Your objective: Retype the whole listing, please, keeping every line exact and dropping the pictures.

+++++

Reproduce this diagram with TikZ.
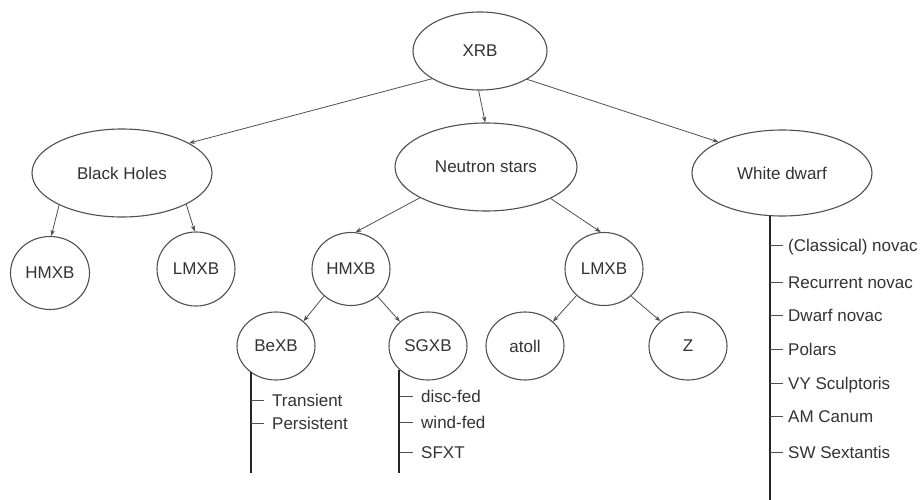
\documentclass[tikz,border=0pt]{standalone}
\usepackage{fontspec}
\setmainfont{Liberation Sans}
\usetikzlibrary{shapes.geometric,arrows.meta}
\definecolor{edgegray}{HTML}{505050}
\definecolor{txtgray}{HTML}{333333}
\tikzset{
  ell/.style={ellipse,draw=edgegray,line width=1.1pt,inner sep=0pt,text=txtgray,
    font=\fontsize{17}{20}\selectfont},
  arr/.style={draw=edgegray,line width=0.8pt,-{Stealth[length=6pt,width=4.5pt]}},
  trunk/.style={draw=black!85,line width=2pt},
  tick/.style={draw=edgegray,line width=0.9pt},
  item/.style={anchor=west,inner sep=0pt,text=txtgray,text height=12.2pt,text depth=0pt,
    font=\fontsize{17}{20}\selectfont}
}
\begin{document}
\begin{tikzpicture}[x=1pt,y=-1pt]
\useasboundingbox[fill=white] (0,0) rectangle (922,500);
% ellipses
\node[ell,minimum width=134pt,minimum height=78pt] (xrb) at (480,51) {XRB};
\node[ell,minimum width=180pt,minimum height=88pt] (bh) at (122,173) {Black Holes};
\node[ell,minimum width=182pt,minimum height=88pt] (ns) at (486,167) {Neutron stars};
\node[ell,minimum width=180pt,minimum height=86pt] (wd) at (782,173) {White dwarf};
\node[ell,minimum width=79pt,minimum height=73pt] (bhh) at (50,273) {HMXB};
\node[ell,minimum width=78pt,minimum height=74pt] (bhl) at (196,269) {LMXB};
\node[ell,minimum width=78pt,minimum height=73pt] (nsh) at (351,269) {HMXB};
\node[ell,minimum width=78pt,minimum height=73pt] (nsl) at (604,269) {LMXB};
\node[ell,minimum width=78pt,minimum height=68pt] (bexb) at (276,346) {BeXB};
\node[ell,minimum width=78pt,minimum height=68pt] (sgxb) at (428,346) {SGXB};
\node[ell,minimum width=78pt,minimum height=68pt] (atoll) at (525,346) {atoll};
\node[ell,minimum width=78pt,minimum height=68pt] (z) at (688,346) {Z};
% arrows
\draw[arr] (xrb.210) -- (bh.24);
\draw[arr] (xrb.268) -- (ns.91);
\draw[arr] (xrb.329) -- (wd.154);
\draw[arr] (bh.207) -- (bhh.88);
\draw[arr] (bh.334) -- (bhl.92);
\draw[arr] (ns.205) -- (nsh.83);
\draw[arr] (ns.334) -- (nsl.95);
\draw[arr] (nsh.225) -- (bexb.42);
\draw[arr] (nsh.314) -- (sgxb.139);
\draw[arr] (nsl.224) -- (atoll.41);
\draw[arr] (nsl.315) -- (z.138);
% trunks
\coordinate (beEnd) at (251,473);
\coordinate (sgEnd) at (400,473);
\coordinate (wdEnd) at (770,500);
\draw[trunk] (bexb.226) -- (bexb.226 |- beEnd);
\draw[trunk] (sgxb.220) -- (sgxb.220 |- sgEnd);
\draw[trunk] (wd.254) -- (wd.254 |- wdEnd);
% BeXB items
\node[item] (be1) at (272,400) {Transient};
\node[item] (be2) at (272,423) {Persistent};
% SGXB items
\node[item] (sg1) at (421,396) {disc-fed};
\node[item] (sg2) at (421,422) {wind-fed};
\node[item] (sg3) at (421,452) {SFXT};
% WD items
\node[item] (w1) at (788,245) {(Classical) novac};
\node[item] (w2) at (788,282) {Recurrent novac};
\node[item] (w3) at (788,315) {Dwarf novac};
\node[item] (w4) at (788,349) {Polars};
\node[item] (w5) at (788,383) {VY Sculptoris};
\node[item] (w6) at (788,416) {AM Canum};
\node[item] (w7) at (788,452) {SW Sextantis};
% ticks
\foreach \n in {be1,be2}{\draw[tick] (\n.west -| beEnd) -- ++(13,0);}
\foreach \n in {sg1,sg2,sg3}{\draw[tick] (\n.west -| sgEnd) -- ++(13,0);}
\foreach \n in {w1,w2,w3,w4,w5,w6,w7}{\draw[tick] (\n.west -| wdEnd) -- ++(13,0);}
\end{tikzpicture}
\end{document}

+++++

Complete response:
Reproduce this diagram with TikZ.
\documentclass[tikz,border=0pt]{standalone}
\usepackage{fontspec}
\setmainfont{Liberation Sans}
\usetikzlibrary{shapes.geometric,arrows.meta}
\definecolor{edgegray}{HTML}{505050}
\definecolor{txtgray}{HTML}{333333}
\tikzset{
  ell/.style={ellipse,draw=edgegray,line width=1.1pt,inner sep=0pt,text=txtgray,
    font=\fontsize{17}{20}\selectfont},
  arr/.style={draw=edgegray,line width=0.8pt,-{Stealth[length=6pt,width=4.5pt]}},
  trunk/.style={draw=black!85,line width=2pt},
  tick/.style={draw=edgegray,line width=0.9pt},
  item/.style={anchor=west,inner sep=0pt,text=txtgray,text height=12.2pt,text depth=0pt,
    font=\fontsize{17}{20}\selectfont}
}
\begin{document}
\begin{tikzpicture}[x=1pt,y=-1pt]
\useasboundingbox[fill=white] (0,0) rectangle (922,500);
% ellipses
\node[ell,minimum width=134pt,minimum height=78pt] (xrb) at (480,51) {XRB};
\node[ell,minimum width=180pt,minimum height=88pt] (bh) at (122,173) {Black Holes};
\node[ell,minimum width=182pt,minimum height=88pt] (ns) at (486,167) {Neutron stars};
\node[ell,minimum width=180pt,minimum height=86pt] (wd) at (782,173) {White dwarf};
\node[ell,minimum width=79pt,minimum height=73pt] (bhh) at (50,273) {HMXB};
\node[ell,minimum width=78pt,minimum height=74pt] (bhl) at (196,269) {LMXB};
\node[ell,minimum width=78pt,minimum height=73pt] (nsh) at (351,269) {HMXB};
\node[ell,minimum width=78pt,minimum height=73pt] (nsl) at (604,269) {LMXB};
\node[ell,minimum width=78pt,minimum height=68pt] (bexb) at (276,346) {BeXB};
\node[ell,minimum width=78pt,minimum height=68pt] (sgxb) at (428,346) {SGXB};
\node[ell,minimum width=78pt,minimum height=68pt] (atoll) at (525,346) {atoll};
\node[ell,minimum width=78pt,minimum height=68pt] (z) at (688,346) {Z};
% arrows
\draw[arr] (xrb.210) -- (bh.24);
\draw[arr] (xrb.268) -- (ns.91);
\draw[arr] (xrb.329) -- (wd.154);
\draw[arr] (bh.207) -- (bhh.88);
\draw[arr] (bh.334) -- (bhl.92);
\draw[arr] (ns.205) -- (nsh.83);
\draw[arr] (ns.334) -- (nsl.95);
\draw[arr] (nsh.225) -- (bexb.42);
\draw[arr] (nsh.314) -- (sgxb.139);
\draw[arr] (nsl.224) -- (atoll.41);
\draw[arr] (nsl.315) -- (z.138);
% trunks
\coordinate (beEnd) at (251,473);
\coordinate (sgEnd) at (400,473);
\coordinate (wdEnd) at (770,500);
\draw[trunk] (bexb.226) -- (bexb.226 |- beEnd);
\draw[trunk] (sgxb.220) -- (sgxb.220 |- sgEnd);
\draw[trunk] (wd.254) -- (wd.254 |- wdEnd);
% BeXB items
\node[item] (be1) at (272,400) {Transient};
\node[item] (be2) at (272,423) {Persistent};
% SGXB items
\node[item] (sg1) at (421,396) {disc-fed};
\node[item] (sg2) at (421,422) {wind-fed};
\node[item] (sg3) at (421,452) {SFXT};
% WD items
\node[item] (w1) at (788,245) {(Classical) novac};
\node[item] (w2) at (788,282) {Recurrent novac};
\node[item] (w3) at (788,315) {Dwarf novac};
\node[item] (w4) at (788,349) {Polars};
\node[item] (w5) at (788,383) {VY Sculptoris};
\node[item] (w6) at (788,416) {AM Canum};
\node[item] (w7) at (788,452) {SW Sextantis};
% ticks
\foreach \n in {be1,be2}{\draw[tick] (\n.west -| beEnd) -- ++(13,0);}
\foreach \n in {sg1,sg2,sg3}{\draw[tick] (\n.west -| sgEnd) -- ++(13,0);}
\foreach \n in {w1,w2,w3,w4,w5,w6,w7}{\draw[tick] (\n.west -| wdEnd) -- ++(13,0);}
\end{tikzpicture}
\end{document}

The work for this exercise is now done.